George Washington Papers

To George Washington from Alexander Hamilton, 1 April 1794

From Alexander Hamilton

Philadelphia April 1 1794.

The Secretary of the Treasury presents his respects to the President & transmits the copy of a paper, which he proposes to communicate to the Committee on the state of the Treasury Department1 and which he hopes will be found by the President conformable with what passed in the interview of yesterday.2


1On the request by the U.S. House of Representatives for the enclosed “Report on Principles and Course of Proceeding with Regard to the Disposition of the Moneys Borrowed Abroad by Virtue of the Acts of the Fourth and Twelfth of August 1790, as to the Point of Authority,” see Hamilton to GW, 24 March, and n.1. The report, dated 1 April, reads: “Principles and course of proceeding, with regard to the disposition of the monies borrowed abroad, by virtue of the Acts of the 4 and 12 of August 1790, as to the point of authority.

“It was conceived by the Secretary of the Treasury, to be a clear principle resulting from the constitution of the Treasury Department, and from the several provisions of that Act, collectively taken, that all public monies, once obtained, and destined for disbursement within the United States, came, of course, under the direction of the officers of that Department, according to their respective functions; and that no special authority, extrinsic to the Department, was, in strictness, necessary to enable them to draw money, from whatever source originating, into the Treasury, or to issue it thence, for the purposes designated by Law.

“It was also conceived by him, to be, tho’ a less clear principle, one most agreeable to the true spirit of the constitution of the Department, as well as essential to the preservation of order and due accountability in the money-transactions of the Country, that even monies procured abroad, and to be disbursed abroad, were, as to their application, to be under the direction of the same Department.

“Under the influence of these principles, thus entertained with different degrees of assurance (the President having determined to place the procuring of the loans under the direction of the Secretary of the Treasury) the following course of proceeding was pursued.

“The Secretary obtained from the President, in the first place, a general Commission to him to make the Loans authorised by the two Acts of the 4th & 12th of August. A copy of this Commission was communicated to the House of Representatives in the last session, No. 1 and is dated the 28. of August.

“He also obtained from the President, an instruction, dated the same day, to guide and justify him; 1st. with regard to the person to be employed in Europe in negotiating the Loans, and 2dly. with regard to the extent, to which, the loans under the first Act, and payments on account of the foreign debt, should be carried, at all events, exclusively of the consideration of the advantageousness of the terms of the loans.

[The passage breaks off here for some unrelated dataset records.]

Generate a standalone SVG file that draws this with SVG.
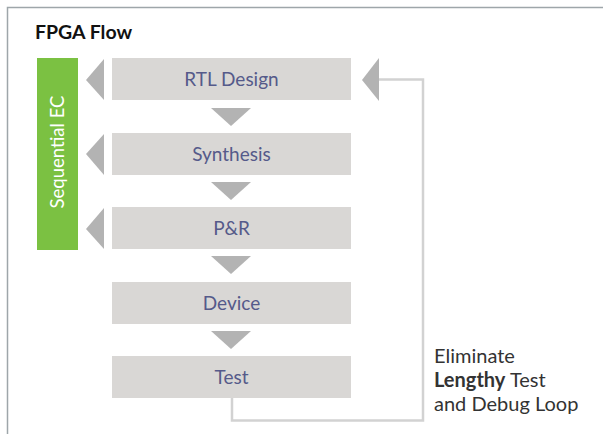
<svg xmlns="http://www.w3.org/2000/svg" width="603" height="434" viewBox="0 0 603 434">
  <style>
    .frame { stroke: #9ea6aa; stroke-width: 1.5; fill: none; }
    .step { fill: #d9d7d5; }
    .label { font-family: Lato, "Open Sans", sans-serif; font-size: 19px; fill: #555a8a; text-anchor: middle; }
    .arrow { fill: #b3b3b3; }
    .loop { stroke: #d2d2d2; stroke-width: 2.5; fill: none; }
    .note { font-family: Lato, "Open Sans", sans-serif; font-size: 20px; fill: #333333; }
  </style>

  <!-- page frame (top and left edges) -->
  <path class="frame" d="M7.5,434 V7.5 H603"/>

  <text x="35" y="39" font-family="Lato, 'Open Sans', sans-serif" font-size="19.5" font-weight="bold" fill="#111111">FPGA Flow</text>

  <!-- sequential equivalence checking bar -->
  <g id="sequential-ec">
    <rect x="37" y="58" width="41" height="192" fill="#7bc142"/>
    <text x="0" y="0" transform="translate(64,152) rotate(-90)" font-family="Lato, 'Open Sans', sans-serif" font-size="18.5" fill="#ffffff" text-anchor="middle">Sequential EC</text>
  </g>

  <!-- flow steps -->
  <g id="rtl-design">
    <rect class="step" x="112" y="58" width="239" height="42"/>
    <text class="label" x="231.5" y="86">RTL Design</text>
  </g>
  <g id="synthesis">
    <rect class="step" x="112" y="133" width="239" height="42"/>
    <text class="label" x="231.5" y="161">Synthesis</text>
  </g>
  <g id="place-route">
    <rect class="step" x="112" y="207" width="239" height="42"/>
    <text class="label" x="231.5" y="235">P&amp;R</text>
  </g>
  <g id="device">
    <rect class="step" x="112" y="282" width="239" height="42"/>
    <text class="label" x="231.5" y="310">Device</text>
  </g>
  <g id="test">
    <rect class="step" x="112" y="356" width="239" height="42"/>
    <text class="label" x="231.5" y="384">Test</text>
  </g>

  <g id="connectors">
    <!-- downward flow arrows -->
    <polygon class="arrow" points="211,108 251,108 231,126"/>
    <polygon class="arrow" points="211,182 251,182 231,200"/>
    <polygon class="arrow" points="211,256 251,256 231,274"/>
    <polygon class="arrow" points="211,331 251,331 231,349"/>
    <!-- checks feeding the EC bar -->
    <polygon class="arrow" points="104,59 104,100 86,80"/>
    <polygon class="arrow" points="104,134 104,175 86,154"/>
    <polygon class="arrow" points="104,208 104,249 86,229"/>
    <!-- test and debug loop back to RTL -->
    <path class="loop" d="M232,398 V420.5 H423 V79.5 H378"/>
    <polygon class="arrow" points="379,58 379,101 362,80"/>
  </g>

  <g id="loop-note">
    <text class="note" x="434" y="363">Eliminate</text>
    <text class="note" x="434" y="387"><tspan font-weight="bold">Lengthy</tspan> Test</text>
    <text class="note" x="434" y="411">and Debug Loop</text>
  </g>
</svg>
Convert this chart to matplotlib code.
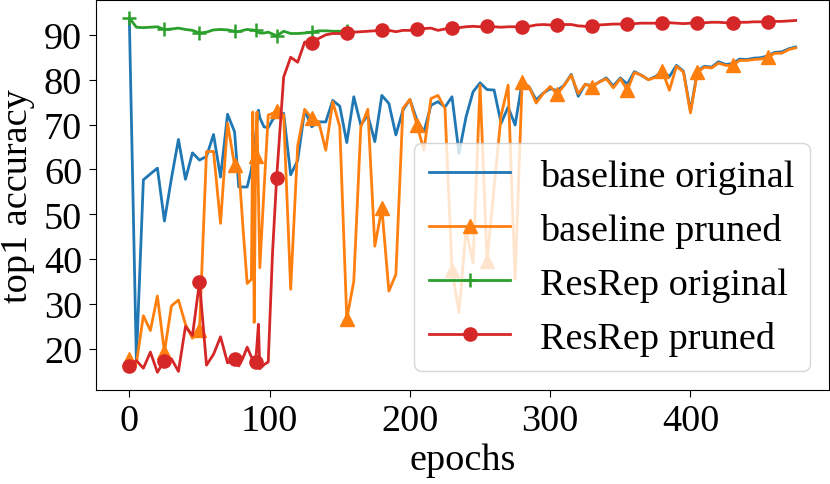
import numpy as np
import matplotlib
matplotlib.use("Agg")
import matplotlib.pyplot as plt

plt.rcParams['font.family'] = ['Liberation Serif', 'DejaVu Serif']
plt.rcParams['font.size'] = 27.5

# epochs (logged every 5, denser around the pruning restart)
epochs = np.r_[0:80:5, [78, 81, 84, 87, 88, 89, 90, 91, 92, 93, 96, 99, 102, 105], 110:480:5]

base_orig = [93.5, 17.4, 57.7, 59.0, 60.3, 48.5, 58.0, 66.7, 57.8, 63.7,
             62.1, 62.9, 67.8, 58.3, 72.3, 68.4, 56.1, 56.1, 56.1, 60.0,
             62.5, 65.0, 67.5, 70.5, 73.2, 71.5, 69.5, 69.3, 71.0, 72.1,
             72.5, 58.8, 62.0, 73.2, 69.5, 70.6, 70.6, 75.4, 74.1, 66.0,
             76.2, 69.9, 72.1, 66.2, 76.5, 74.7, 67.7, 73.2, 75.6, 71.0,
             68.4, 74.3, 75.1, 73.9, 76.2, 63.6, 71.7, 77.3, 79.3, 77.8,
             77.7, 70.3, 73.9, 69.9, 79.5, 78.4, 75.5, 77.0, 78.0, 77.6,
             78.8, 81.2, 76.3, 79.0, 78.6, 79.5, 80.4, 78.6, 80.4, 79.0,
             81.8, 81.0, 80.0, 80.7, 82.0, 80.7, 83.2, 81.9, 73.0, 82.0,
             83.0, 82.8, 84.0, 83.4, 83.6, 84.6, 84.5, 84.8, 84.9, 85.3,
             86.1, 86.2, 86.9, 87.3]

base_pruned = [17.8, 16.8, 27.4, 24.1, 31.8, 19.3, 29.6, 30.9, 25.5, 22.4,
               24.2, 64.0, 64.0, 48.0, 70.3, 61.0, 60.7, 47.0, 34.6, 35.5,
               72.8, 25.9, 63.0, 72.8, 55.0, 38.1, 55.5, 72.1, 72.5, 73.0,
               72.1, 33.3, 65.3, 73.4, 71.4, 70.6, 64.3, 75.1, 69.5, 26.7,
               35.1, 69.5, 73.4, 42.9, 51.4, 32.9, 36.6, 73.6, 75.6, 69.9,
               64.3, 75.8, 76.5, 73.6, 37.7, 28.1, 46.6, 39.2, 78.8, 39.6,
               56.0, 72.0, 78.8, 35.5, 79.5, 78.4, 74.8, 76.9, 78.5, 76.8,
               78.75, 81.0, 76.9, 79.0, 78.4, 79.5, 80.2, 78.2, 80.2, 77.65,
               81.6, 81.0, 80.0, 80.5, 81.9, 77.65, 83.0, 81.7, 72.6, 81.7,
               82.8, 82.6, 83.7, 83.2, 83.2, 84.3, 84.3, 84.5, 84.6, 85.0,
               85.9, 85.9, 86.7, 87.1]

resrep_orig = [93.8, 91.7, 91.6, 91.7, 91.8, 91.2, 91.3, 91.5, 91.2, 91.0,
               90.4, 90.6, 91.1, 91.2, 91.1, 90.8, 90.7, 91.0, 91.2, 91.1,
               91.1, 91.0, 91.0, 90.8, 90.6, 90.4, 90.4, 90.6, 90.2, 89.8,
               90.8, 90.3, 90.3, 90.4, 90.6, 90.9, 90.9, 90.8, 90.8, 90.9]

resrep_pruned = [16.3, 17.4, 15.7, 19.3, 14.8, 17.4, 17.8, 15.0, 25.0, 23.0,
                 34.9, 16.4, 18.8, 22.7, 16.9, 17.7, 16.2, 18.0, 20.4, 18.2,
                 18.0, 17.5, 17.1, 21.0, 25.5, 15.6, 16.5, 17.1, 41.0, 58.1,
                 80.6, 85.0, 83.9, 88.4, 88.2, 89.2, 90.0, 90.3, 90.3, 90.4,
                 90.6, 90.7, 90.8, 90.9, 91.1, 91.0, 90.7, 91.0, 91.0, 91.3,
                 91.4, 91.5, 91.0, 91.3, 91.5, 91.6, 91.8, 91.9, 91.8, 91.9,
                 91.8, 91.7, 91.8, 91.8, 91.7, 91.9, 92.2, 92.3, 92.2, 92.3,
                 92.3, 92.3, 92.0, 91.9, 91.9, 92.2, 92.3, 92.4, 92.4, 92.4,
                 92.5, 92.6, 92.6, 92.6, 92.7, 92.7, 92.6, 92.5, 92.6, 92.6,
                 92.7, 92.8, 92.8, 92.7, 92.75, 92.8, 92.8, 92.9, 92.9, 92.95,
                 93.0, 93.0, 93.1, 93.2]

labels = ['baseline original', 'baseline pruned', 'ResRep original', 'ResRep pruned']

# markers sit every 25 epochs, plus the restart at 90
mark_ep = [0, 25, 50, 75, 90] + list(range(105, 476, 25))
marks = list(np.searchsorted(epochs, mark_ep))

fig = plt.figure(figsize=(8.3, 4.85), dpi=100)
ax = fig.add_axes([0.1157, 0.1938, 0.8831, 0.804])

lw = 2.0
ax.plot(epochs, base_orig, color='C0', lw=lw, label=labels[0])
ax.plot(epochs, base_pruned, color='C1', lw=lw, marker='^', ms=10,
        markevery=marks, label=labels[1])
n = len(resrep_orig)
ax.plot(epochs[:n], resrep_orig, color='C2', lw=lw, marker='+', ms=10, mew=1.8,
        markevery=[m for m in marks if m < n], label=labels[2])
ax.plot(epochs, resrep_pruned, color='C3', lw=lw, marker='o', ms=9.5,
        markevery=marks, label=labels[3])

ax.set_xticks([0, 100, 200, 300, 400])
ax.set_yticks([20, 30, 40, 50, 60, 70, 80, 90])
ax.tick_params(length=5, pad=5)
ax.set_xlabel('epochs', labelpad=3)
ax.set_ylabel('top1 accuracy', labelpad=6)
ax.legend(loc='lower right', fontsize=27.5, handlelength=2.1)

fig.savefig('out.png', dpi=100)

“But under the influence of the first mentioned principle, he neither asked, nor obtained any general instruction from the President, as to the sums to be drawn to the United States, for the purpose of the second Act.

“Nevertheless, from the special connection of the President with the subject, owing to the authority to borrow being immediately vested in him; from the circumstance of the existence of a particular discretion to be exercised by the President, as to anticipated payments of the foreign debt; and from the official relation of each head of a department to the President; The Secretary of the Treasury considered it, as his duty, from time to time, to submit the disposition of each Loan to the consideration of the President, with his reasons for such disposition, & to obtain the sanction of the President, previous to carrying it into effect, which was always had.

“The communications to the President and his sanctions were, for the most part, verbal. Two exceptions appear from letters (herewith shewn) of the Secretary to the President, of the 10 and 14 of April, and 22d of September 1791; and from the President to him of the 7 of May ’91, relating to a case of absence from the seat of Government. These Letters are evidence of the course and spirit of proceeding.

“It is to be understood, that the sanctions of the President were always bottomed upon the representations of the Secretary, and were always expressly or tacitly qualified with this condition-that whatever was to be done, was to be agreeable to the Laws” (DLC:GW).

2GW submitted Hamilton’s report to Edmund Randolph for his opinion before replying to Hamilton in two letters of 8 April (letters 1 & 2; see Randolph’s second letter to GW of 1 April).